▶ _RECORDS FOR THIS EXERCISE_:
* * * * *

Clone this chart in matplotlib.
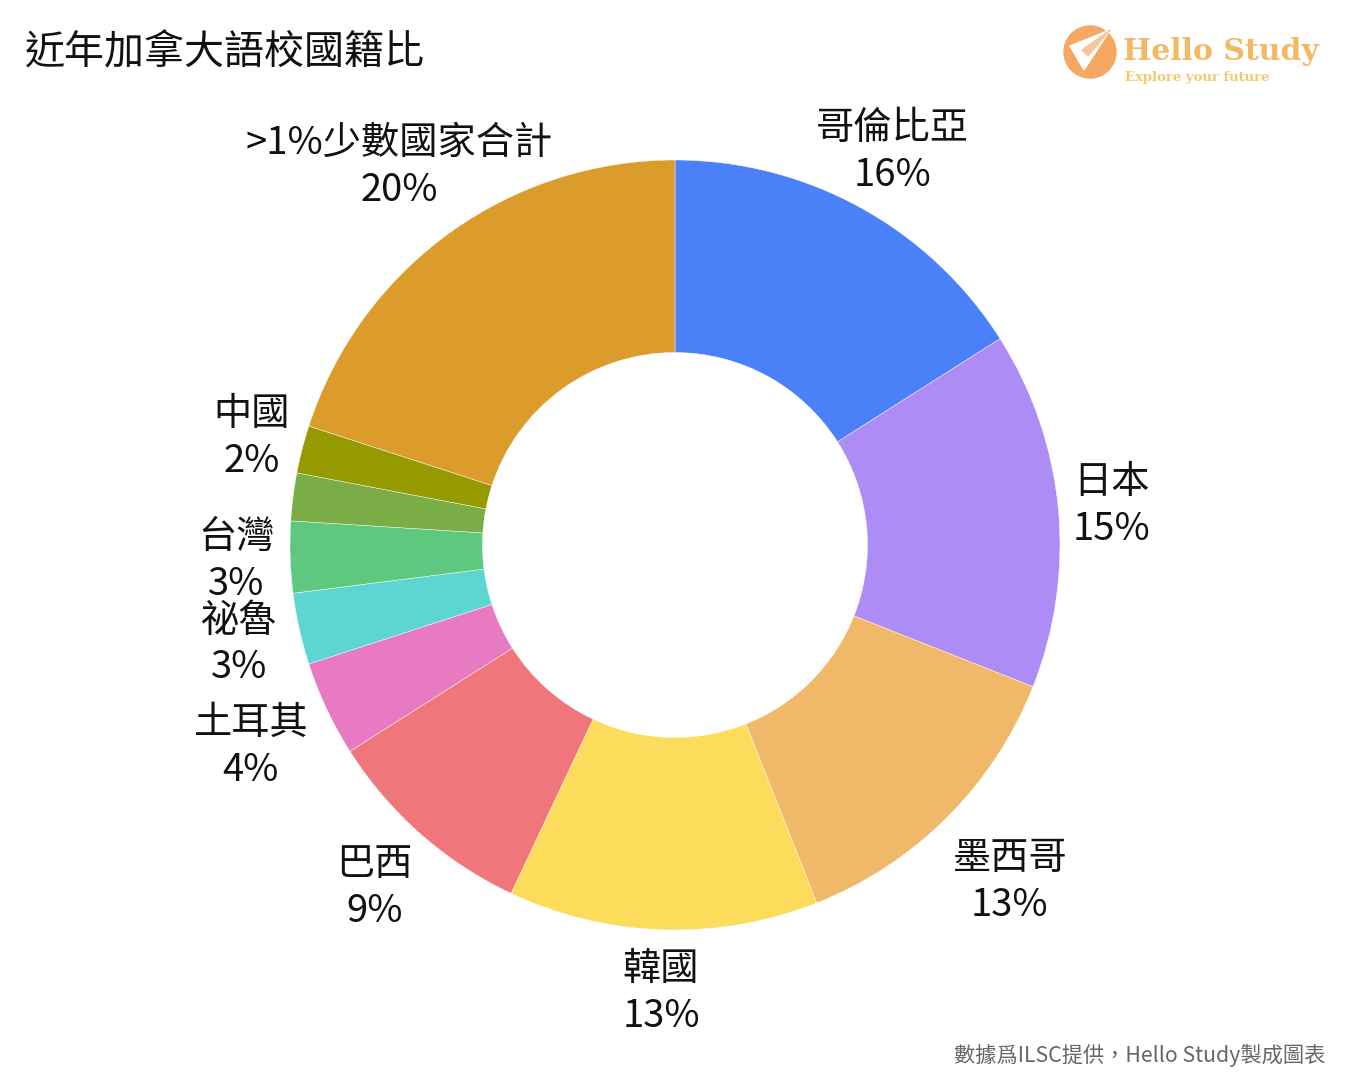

* * * * *

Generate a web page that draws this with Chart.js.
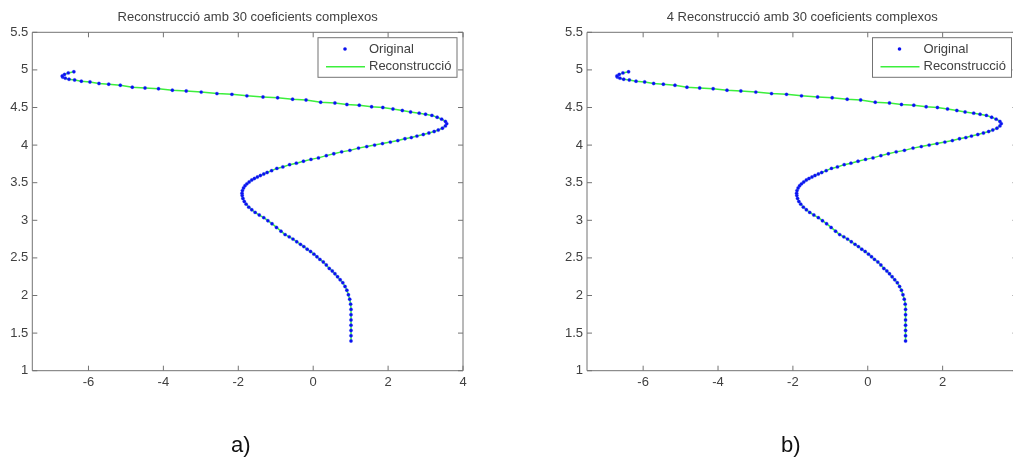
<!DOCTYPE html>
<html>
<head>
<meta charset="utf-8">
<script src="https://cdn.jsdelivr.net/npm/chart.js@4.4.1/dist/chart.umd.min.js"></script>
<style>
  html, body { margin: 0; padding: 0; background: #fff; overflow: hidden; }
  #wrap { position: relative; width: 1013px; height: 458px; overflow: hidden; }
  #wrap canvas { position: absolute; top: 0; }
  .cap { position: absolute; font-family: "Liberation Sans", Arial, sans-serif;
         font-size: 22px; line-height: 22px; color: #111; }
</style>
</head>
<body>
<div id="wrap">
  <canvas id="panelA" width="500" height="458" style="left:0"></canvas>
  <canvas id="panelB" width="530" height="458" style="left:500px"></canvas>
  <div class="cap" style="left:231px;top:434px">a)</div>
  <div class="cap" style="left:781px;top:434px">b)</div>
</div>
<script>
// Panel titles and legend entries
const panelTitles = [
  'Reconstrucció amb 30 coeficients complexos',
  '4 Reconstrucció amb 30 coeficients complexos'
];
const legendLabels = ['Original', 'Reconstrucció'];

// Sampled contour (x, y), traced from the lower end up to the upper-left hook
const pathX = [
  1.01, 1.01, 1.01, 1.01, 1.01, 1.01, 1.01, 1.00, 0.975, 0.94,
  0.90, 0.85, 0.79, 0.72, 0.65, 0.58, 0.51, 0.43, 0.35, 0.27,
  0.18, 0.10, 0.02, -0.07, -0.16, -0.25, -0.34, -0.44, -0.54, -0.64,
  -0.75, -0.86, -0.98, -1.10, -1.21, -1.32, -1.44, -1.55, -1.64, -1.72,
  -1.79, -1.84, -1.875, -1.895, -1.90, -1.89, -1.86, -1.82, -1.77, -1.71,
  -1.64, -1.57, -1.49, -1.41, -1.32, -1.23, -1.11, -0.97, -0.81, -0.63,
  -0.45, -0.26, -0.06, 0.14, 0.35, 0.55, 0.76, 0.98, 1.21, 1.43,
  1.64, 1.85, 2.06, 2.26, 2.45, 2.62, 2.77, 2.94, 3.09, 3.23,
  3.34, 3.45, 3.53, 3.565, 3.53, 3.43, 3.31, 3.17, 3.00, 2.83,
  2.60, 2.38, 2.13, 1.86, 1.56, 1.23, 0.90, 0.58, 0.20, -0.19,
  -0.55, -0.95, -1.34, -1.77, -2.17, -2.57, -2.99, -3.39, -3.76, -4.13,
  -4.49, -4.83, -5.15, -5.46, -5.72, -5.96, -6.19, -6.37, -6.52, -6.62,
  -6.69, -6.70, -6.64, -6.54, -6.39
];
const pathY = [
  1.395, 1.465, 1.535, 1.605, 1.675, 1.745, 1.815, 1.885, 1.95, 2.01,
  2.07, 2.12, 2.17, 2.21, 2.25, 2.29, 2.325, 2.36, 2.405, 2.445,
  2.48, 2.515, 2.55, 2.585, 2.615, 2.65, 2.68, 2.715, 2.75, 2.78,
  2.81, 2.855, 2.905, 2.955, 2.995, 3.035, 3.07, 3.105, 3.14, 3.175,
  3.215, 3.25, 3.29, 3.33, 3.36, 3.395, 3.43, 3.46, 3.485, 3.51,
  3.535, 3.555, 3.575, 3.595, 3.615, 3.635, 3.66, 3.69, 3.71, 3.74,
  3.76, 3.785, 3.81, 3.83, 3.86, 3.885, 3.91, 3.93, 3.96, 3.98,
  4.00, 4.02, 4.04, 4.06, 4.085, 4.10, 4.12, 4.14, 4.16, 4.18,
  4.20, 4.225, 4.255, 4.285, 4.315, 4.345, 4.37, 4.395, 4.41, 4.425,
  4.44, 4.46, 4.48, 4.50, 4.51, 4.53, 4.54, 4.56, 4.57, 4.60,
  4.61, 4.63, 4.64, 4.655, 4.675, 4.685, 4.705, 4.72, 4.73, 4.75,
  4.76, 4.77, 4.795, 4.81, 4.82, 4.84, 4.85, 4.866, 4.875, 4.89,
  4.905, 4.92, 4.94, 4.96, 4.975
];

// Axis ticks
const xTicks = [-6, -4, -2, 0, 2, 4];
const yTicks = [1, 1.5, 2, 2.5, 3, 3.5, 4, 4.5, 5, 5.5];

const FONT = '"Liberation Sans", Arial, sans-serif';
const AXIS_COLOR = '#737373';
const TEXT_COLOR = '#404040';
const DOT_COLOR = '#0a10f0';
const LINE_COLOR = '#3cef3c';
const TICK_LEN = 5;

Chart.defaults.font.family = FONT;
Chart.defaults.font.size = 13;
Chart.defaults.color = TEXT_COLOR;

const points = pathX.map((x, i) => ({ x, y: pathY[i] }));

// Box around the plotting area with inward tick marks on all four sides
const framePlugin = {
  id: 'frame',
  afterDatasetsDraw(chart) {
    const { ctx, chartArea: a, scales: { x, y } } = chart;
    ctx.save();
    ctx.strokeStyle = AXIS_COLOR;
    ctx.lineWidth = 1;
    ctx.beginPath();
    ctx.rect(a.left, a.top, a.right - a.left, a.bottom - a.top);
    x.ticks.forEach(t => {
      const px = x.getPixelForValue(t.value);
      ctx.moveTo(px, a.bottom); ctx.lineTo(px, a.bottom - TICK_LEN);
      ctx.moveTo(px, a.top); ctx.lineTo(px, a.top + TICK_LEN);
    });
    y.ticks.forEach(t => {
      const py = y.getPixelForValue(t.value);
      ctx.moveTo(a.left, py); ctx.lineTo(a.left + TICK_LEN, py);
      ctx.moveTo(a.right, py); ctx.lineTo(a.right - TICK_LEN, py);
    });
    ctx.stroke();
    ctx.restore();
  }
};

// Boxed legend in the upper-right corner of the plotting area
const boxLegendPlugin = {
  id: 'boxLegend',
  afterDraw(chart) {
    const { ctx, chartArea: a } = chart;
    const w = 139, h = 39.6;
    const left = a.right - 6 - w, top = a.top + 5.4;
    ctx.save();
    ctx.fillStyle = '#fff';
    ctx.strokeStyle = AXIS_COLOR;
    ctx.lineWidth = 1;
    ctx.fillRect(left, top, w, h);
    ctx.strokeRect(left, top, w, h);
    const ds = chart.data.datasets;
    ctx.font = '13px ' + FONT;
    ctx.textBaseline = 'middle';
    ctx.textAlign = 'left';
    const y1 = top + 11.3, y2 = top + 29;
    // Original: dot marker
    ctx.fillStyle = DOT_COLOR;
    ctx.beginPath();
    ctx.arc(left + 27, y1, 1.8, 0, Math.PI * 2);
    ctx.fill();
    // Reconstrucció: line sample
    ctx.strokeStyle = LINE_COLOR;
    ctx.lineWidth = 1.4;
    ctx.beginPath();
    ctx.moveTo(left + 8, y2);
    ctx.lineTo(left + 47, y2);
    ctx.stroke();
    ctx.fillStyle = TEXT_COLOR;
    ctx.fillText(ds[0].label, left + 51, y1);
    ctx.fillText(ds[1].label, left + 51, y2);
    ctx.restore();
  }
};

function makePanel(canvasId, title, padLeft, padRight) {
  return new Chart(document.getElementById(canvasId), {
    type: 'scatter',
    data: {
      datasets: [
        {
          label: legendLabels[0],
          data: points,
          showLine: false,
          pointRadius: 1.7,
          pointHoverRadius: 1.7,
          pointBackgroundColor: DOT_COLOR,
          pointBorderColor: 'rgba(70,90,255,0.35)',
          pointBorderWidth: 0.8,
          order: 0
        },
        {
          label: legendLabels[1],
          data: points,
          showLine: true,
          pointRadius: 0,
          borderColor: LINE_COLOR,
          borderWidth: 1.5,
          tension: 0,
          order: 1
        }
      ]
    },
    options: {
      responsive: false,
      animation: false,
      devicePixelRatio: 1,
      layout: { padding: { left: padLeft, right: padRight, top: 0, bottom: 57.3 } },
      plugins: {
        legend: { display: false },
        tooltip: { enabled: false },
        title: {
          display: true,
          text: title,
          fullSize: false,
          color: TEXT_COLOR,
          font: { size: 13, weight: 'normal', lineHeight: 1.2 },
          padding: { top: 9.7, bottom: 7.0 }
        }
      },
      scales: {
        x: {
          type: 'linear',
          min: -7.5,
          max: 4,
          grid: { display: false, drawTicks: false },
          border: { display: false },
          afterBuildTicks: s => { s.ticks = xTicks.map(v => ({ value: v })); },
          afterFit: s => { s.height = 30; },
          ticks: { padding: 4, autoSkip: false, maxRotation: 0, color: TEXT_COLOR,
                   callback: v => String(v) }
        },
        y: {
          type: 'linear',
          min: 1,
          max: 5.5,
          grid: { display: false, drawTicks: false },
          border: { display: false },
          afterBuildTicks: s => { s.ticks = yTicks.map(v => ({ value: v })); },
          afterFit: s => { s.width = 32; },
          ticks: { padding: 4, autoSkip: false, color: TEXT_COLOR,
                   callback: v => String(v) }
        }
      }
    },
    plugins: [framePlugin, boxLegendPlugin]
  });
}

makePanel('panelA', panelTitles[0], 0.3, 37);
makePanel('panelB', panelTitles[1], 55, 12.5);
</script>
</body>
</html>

* * * * *

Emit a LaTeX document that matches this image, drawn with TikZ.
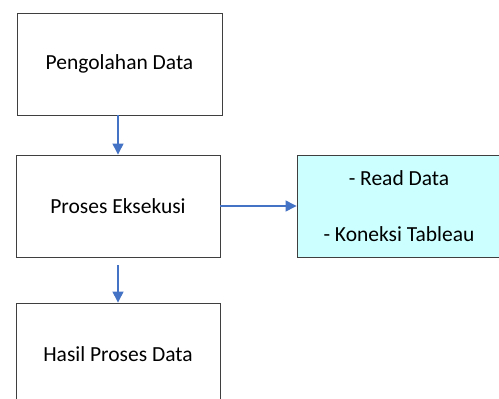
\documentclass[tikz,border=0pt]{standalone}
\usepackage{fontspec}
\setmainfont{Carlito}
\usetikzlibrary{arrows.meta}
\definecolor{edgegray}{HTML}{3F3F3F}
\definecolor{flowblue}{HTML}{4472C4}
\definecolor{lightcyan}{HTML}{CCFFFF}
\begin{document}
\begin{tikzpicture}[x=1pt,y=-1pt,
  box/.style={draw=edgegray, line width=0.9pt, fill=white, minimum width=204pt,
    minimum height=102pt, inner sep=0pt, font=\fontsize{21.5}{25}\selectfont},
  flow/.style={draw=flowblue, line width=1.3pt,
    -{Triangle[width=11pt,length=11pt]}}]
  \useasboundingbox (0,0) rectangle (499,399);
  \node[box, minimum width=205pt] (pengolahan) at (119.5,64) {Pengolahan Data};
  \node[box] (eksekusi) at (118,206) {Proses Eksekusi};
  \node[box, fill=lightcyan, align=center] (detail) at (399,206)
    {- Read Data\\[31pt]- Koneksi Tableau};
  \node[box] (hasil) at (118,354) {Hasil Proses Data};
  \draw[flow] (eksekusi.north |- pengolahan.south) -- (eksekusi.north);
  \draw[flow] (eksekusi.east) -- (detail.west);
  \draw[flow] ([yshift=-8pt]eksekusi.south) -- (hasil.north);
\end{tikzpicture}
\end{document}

* * * * *

▶ _TASK_: Collect, from the material above, every line containing the word "that".

▶ _OUTPUT_:
Generate a web page that draws this with Chart.js.
Emit a LaTeX document that matches this image, drawn with TikZ.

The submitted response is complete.